____ Records shown
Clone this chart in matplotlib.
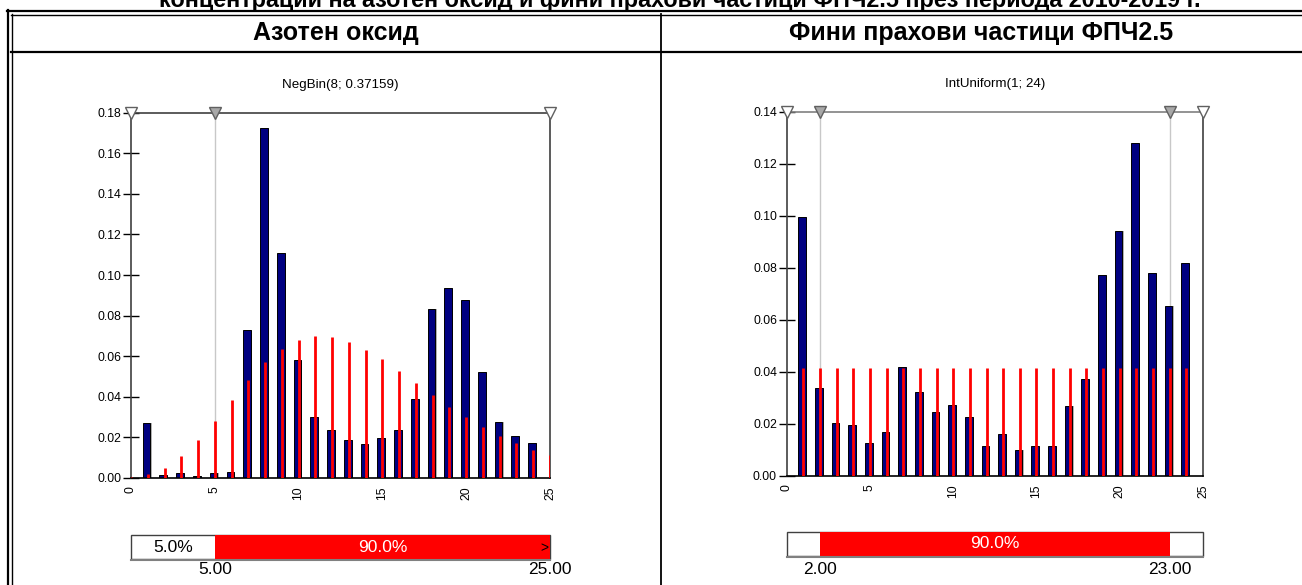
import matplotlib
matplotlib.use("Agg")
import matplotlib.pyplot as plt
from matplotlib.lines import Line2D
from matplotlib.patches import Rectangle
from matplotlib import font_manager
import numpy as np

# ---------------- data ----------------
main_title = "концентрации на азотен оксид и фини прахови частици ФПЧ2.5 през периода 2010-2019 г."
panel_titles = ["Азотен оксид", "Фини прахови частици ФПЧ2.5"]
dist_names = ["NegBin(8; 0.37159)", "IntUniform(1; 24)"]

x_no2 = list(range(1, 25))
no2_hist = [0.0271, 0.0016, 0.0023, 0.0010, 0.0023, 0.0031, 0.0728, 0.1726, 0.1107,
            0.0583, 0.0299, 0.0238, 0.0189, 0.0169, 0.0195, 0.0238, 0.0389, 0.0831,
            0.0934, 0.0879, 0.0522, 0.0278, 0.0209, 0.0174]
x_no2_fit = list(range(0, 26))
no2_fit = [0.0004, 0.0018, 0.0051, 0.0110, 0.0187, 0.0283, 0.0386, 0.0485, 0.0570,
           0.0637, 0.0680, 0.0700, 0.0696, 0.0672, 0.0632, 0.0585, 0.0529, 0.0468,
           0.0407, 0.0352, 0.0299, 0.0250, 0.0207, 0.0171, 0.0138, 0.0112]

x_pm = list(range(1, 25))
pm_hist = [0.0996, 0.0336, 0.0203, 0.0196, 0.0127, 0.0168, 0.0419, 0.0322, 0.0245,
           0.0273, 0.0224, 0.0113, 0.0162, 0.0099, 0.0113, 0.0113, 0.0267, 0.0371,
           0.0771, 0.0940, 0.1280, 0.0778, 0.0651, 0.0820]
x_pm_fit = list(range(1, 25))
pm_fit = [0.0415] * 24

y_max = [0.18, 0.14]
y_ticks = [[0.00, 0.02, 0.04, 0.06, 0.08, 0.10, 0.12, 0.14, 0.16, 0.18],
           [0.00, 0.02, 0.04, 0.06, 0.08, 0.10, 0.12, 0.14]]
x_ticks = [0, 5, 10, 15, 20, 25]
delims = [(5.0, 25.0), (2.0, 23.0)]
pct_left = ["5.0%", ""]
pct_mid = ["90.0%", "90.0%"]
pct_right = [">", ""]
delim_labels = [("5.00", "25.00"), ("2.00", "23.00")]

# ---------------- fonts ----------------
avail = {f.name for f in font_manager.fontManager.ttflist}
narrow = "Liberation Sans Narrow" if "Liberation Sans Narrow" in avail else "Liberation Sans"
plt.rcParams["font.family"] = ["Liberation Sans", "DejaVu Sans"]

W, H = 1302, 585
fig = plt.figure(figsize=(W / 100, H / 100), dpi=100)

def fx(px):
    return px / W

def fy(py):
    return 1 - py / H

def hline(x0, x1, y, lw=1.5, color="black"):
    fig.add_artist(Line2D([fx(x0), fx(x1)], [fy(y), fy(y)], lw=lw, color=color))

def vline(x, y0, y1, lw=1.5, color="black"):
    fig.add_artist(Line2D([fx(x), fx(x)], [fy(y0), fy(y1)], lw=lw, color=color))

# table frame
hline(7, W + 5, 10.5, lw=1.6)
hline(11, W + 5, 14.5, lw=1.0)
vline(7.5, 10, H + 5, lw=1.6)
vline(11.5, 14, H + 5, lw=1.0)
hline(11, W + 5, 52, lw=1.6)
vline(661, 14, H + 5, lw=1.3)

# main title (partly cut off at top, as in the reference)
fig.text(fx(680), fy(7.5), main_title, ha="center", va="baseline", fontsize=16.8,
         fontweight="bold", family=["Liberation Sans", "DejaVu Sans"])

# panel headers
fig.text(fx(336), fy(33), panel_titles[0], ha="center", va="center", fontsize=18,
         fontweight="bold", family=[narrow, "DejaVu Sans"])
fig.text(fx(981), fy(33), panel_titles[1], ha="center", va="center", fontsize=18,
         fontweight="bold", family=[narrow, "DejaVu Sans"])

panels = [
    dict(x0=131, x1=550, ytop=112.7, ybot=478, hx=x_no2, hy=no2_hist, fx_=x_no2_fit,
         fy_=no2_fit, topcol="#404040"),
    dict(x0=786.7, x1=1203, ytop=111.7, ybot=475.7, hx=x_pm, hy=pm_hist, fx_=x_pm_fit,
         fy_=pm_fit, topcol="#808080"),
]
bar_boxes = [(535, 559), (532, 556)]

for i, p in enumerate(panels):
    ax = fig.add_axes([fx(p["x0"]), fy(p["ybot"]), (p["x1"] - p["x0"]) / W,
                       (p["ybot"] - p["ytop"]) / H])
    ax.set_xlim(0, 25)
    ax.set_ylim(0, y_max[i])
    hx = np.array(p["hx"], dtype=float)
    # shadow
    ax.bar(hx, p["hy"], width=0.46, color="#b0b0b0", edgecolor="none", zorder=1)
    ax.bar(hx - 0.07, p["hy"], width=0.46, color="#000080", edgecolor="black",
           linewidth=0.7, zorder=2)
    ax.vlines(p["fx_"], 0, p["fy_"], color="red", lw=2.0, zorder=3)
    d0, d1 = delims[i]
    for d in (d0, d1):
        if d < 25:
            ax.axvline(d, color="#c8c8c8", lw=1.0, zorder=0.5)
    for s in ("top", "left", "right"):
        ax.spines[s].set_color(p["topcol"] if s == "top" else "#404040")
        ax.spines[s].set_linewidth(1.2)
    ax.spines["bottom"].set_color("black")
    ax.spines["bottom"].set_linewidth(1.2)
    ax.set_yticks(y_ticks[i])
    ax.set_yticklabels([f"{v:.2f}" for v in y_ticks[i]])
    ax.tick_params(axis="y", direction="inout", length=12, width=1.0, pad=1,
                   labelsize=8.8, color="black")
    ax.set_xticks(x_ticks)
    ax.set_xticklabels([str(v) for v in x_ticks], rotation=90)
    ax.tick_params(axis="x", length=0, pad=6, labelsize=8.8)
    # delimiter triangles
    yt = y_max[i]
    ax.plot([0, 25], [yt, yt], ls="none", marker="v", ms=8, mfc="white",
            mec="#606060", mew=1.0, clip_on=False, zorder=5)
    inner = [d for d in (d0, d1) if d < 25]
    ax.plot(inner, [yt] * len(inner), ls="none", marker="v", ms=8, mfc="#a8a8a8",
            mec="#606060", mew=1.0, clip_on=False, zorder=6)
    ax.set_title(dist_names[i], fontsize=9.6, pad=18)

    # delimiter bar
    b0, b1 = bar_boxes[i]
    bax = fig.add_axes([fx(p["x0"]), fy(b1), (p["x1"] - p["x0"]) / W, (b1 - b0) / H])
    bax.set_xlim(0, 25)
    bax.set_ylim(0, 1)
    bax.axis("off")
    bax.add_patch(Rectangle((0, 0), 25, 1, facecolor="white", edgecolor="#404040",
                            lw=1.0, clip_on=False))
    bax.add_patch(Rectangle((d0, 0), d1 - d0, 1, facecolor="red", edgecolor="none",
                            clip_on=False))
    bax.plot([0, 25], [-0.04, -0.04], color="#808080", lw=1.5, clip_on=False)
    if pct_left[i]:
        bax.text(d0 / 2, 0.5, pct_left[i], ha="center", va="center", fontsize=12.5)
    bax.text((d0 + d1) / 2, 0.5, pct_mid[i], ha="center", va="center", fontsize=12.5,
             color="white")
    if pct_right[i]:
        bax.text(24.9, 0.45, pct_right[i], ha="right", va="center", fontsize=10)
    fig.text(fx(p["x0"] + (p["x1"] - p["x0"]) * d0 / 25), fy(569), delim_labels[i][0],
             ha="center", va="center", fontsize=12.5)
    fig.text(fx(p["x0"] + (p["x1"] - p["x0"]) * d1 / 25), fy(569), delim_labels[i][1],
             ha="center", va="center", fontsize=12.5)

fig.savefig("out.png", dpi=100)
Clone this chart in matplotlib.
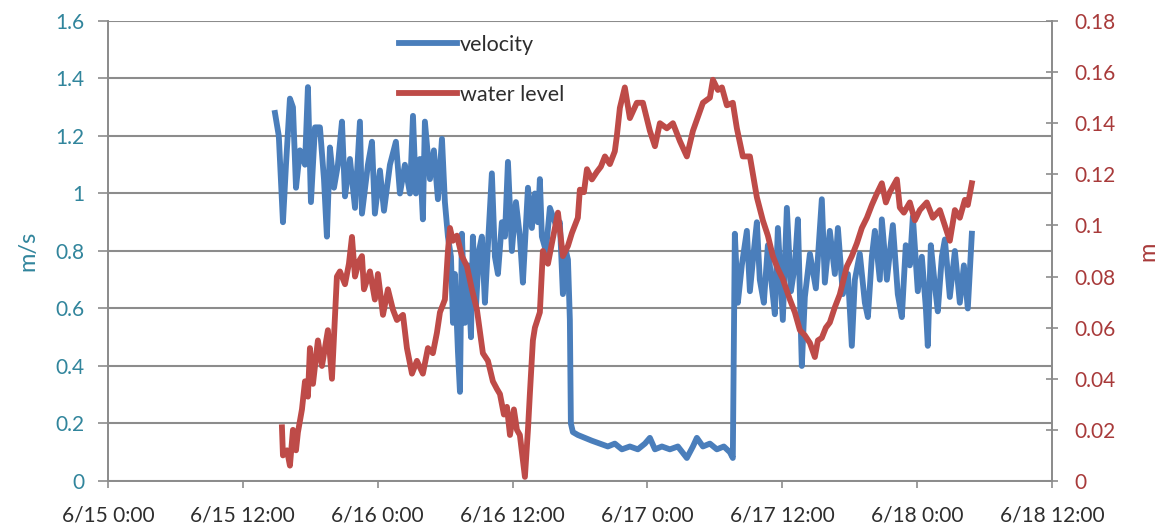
________
** Exercise objective **
Output the entries above exactly, without their pictures.

** Correct response **
Clone this chart in matplotlib.
import matplotlib
matplotlib.use("Agg")
import matplotlib.pyplot as plt
from matplotlib.lines import Line2D
from matplotlib.patches import Rectangle
from matplotlib import font_manager
import numpy as np

# ---------------- data ----------------
main_title = "концентрации на азотен оксид и фини прахови частици ФПЧ2.5 през периода 2010-2019 г."
panel_titles = ["Азотен оксид", "Фини прахови частици ФПЧ2.5"]
dist_names = ["NegBin(8; 0.37159)", "IntUniform(1; 24)"]

x_no2 = list(range(1, 25))
no2_hist = [0.0271, 0.0016, 0.0023, 0.0010, 0.0023, 0.0031, 0.0728, 0.1726, 0.1107,
            0.0583, 0.0299, 0.0238, 0.0189, 0.0169, 0.0195, 0.0238, 0.0389, 0.0831,
            0.0934, 0.0879, 0.0522, 0.0278, 0.0209, 0.0174]
x_no2_fit = list(range(0, 26))
no2_fit = [0.0004, 0.0018, 0.0051, 0.0110, 0.0187, 0.0283, 0.0386, 0.0485, 0.0570,
           0.0637, 0.0680, 0.0700, 0.0696, 0.0672, 0.0632, 0.0585, 0.0529, 0.0468,
           0.0407, 0.0352, 0.0299, 0.0250, 0.0207, 0.0171, 0.0138, 0.0112]

x_pm = list(range(1, 25))
pm_hist = [0.0996, 0.0336, 0.0203, 0.0196, 0.0127, 0.0168, 0.0419, 0.0322, 0.0245,
           0.0273, 0.0224, 0.0113, 0.0162, 0.0099, 0.0113, 0.0113, 0.0267, 0.0371,
           0.0771, 0.0940, 0.1280, 0.0778, 0.0651, 0.0820]
x_pm_fit = list(range(1, 25))
pm_fit = [0.0415] * 24

y_max = [0.18, 0.14]
y_ticks = [[0.00, 0.02, 0.04, 0.06, 0.08, 0.10, 0.12, 0.14, 0.16, 0.18],
           [0.00, 0.02, 0.04, 0.06, 0.08, 0.10, 0.12, 0.14]]
x_ticks = [0, 5, 10, 15, 20, 25]
delims = [(5.0, 25.0), (2.0, 23.0)]
pct_left = ["5.0%", ""]
pct_mid = ["90.0%", "90.0%"]
pct_right = [">", ""]
delim_labels = [("5.00", "25.00"), ("2.00", "23.00")]

# ---------------- fonts ----------------
avail = {f.name for f in font_manager.fontManager.ttflist}
narrow = "Liberation Sans Narrow" if "Liberation Sans Narrow" in avail else "Liberation Sans"
plt.rcParams["font.family"] = ["Liberation Sans", "DejaVu Sans"]

W, H = 1302, 585
fig = plt.figure(figsize=(W / 100, H / 100), dpi=100)

def fx(px):
    return px / W

def fy(py):
    return 1 - py / H

def hline(x0, x1, y, lw=1.5, color="black"):
    fig.add_artist(Line2D([fx(x0), fx(x1)], [fy(y), fy(y)], lw=lw, color=color))

def vline(x, y0, y1, lw=1.5, color="black"):
    fig.add_artist(Line2D([fx(x), fx(x)], [fy(y0), fy(y1)], lw=lw, color=color))

# table frame
hline(7, W + 5, 10.5, lw=1.6)
hline(11, W + 5, 14.5, lw=1.0)
vline(7.5, 10, H + 5, lw=1.6)
vline(11.5, 14, H + 5, lw=1.0)
hline(11, W + 5, 52, lw=1.6)
vline(661, 14, H + 5, lw=1.3)

# main title (partly cut off at top, as in the reference)
fig.text(fx(680), fy(7.5), main_title, ha="center", va="baseline", fontsize=16.8,
         fontweight="bold", family=["Liberation Sans", "DejaVu Sans"])

# panel headers
fig.text(fx(336), fy(33), panel_titles[0], ha="center", va="center", fontsize=18,
         fontweight="bold", family=[narrow, "DejaVu Sans"])
fig.text(fx(981), fy(33), panel_titles[1], ha="center", va="center", fontsize=18,
         fontweight="bold", family=[narrow, "DejaVu Sans"])

panels = [
    dict(x0=131, x1=550, ytop=112.7, ybot=478, hx=x_no2, hy=no2_hist, fx_=x_no2_fit,
         fy_=no2_fit, topcol="#404040"),
    dict(x0=786.7, x1=1203, ytop=111.7, ybot=475.7, hx=x_pm, hy=pm_hist, fx_=x_pm_fit,
         fy_=pm_fit, topcol="#808080"),
]
bar_boxes = [(535, 559), (532, 556)]

for i, p in enumerate(panels):
    ax = fig.add_axes([fx(p["x0"]), fy(p["ybot"]), (p["x1"] - p["x0"]) / W,
                       (p["ybot"] - p["ytop"]) / H])
    ax.set_xlim(0, 25)
    ax.set_ylim(0, y_max[i])
    hx = np.array(p["hx"], dtype=float)
    # shadow
    ax.bar(hx, p["hy"], width=0.46, color="#b0b0b0", edgecolor="none", zorder=1)
    ax.bar(hx - 0.07, p["hy"], width=0.46, color="#000080", edgecolor="black",
           linewidth=0.7, zorder=2)
    ax.vlines(p["fx_"], 0, p["fy_"], color="red", lw=2.0, zorder=3)
    d0, d1 = delims[i]
    for d in (d0, d1):
        if d < 25:
            ax.axvline(d, color="#c8c8c8", lw=1.0, zorder=0.5)
    for s in ("top", "left", "right"):
        ax.spines[s].set_color(p["topcol"] if s == "top" else "#404040")
        ax.spines[s].set_linewidth(1.2)
    ax.spines["bottom"].set_color("black")
    ax.spines["bottom"].set_linewidth(1.2)
    ax.set_yticks(y_ticks[i])
    ax.set_yticklabels([f"{v:.2f}" for v in y_ticks[i]])
    ax.tick_params(axis="y", direction="inout", length=12, width=1.0, pad=1,
                   labelsize=8.8, color="black")
    ax.set_xticks(x_ticks)
    ax.set_xticklabels([str(v) for v in x_ticks], rotation=90)
    ax.tick_params(axis="x", length=0, pad=6, labelsize=8.8)
    # delimiter triangles
    yt = y_max[i]
    ax.plot([0, 25], [yt, yt], ls="none", marker="v", ms=8, mfc="white",
            mec="#606060", mew=1.0, clip_on=False, zorder=5)
    inner = [d for d in (d0, d1) if d < 25]
    ax.plot(inner, [yt] * len(inner), ls="none", marker="v", ms=8, mfc="#a8a8a8",
            mec="#606060", mew=1.0, clip_on=False, zorder=6)
    ax.set_title(dist_names[i], fontsize=9.6, pad=18)

    # delimiter bar
    b0, b1 = bar_boxes[i]
    bax = fig.add_axes([fx(p["x0"]), fy(b1), (p["x1"] - p["x0"]) / W, (b1 - b0) / H])
    bax.set_xlim(0, 25)
    bax.set_ylim(0, 1)
    bax.axis("off")
    bax.add_patch(Rectangle((0, 0), 25, 1, facecolor="white", edgecolor="#404040",
                            lw=1.0, clip_on=False))
    bax.add_patch(Rectangle((d0, 0), d1 - d0, 1, facecolor="red", edgecolor="none",
                            clip_on=False))
    bax.plot([0, 25], [-0.04, -0.04], color="#808080", lw=1.5, clip_on=False)
    if pct_left[i]:
        bax.text(d0 / 2, 0.5, pct_left[i], ha="center", va="center", fontsize=12.5)
    bax.text((d0 + d1) / 2, 0.5, pct_mid[i], ha="center", va="center", fontsize=12.5,
             color="white")
    if pct_right[i]:
        bax.text(24.9, 0.45, pct_right[i], ha="right", va="center", fontsize=10)
    fig.text(fx(p["x0"] + (p["x1"] - p["x0"]) * d0 / 25), fy(569), delim_labels[i][0],
             ha="center", va="center", fontsize=12.5)
    fig.text(fx(p["x0"] + (p["x1"] - p["x0"]) * d1 / 25), fy(569), delim_labels[i][1],
             ha="center", va="center", fontsize=12.5)

fig.savefig("out.png", dpi=100)
Clone this chart in matplotlib.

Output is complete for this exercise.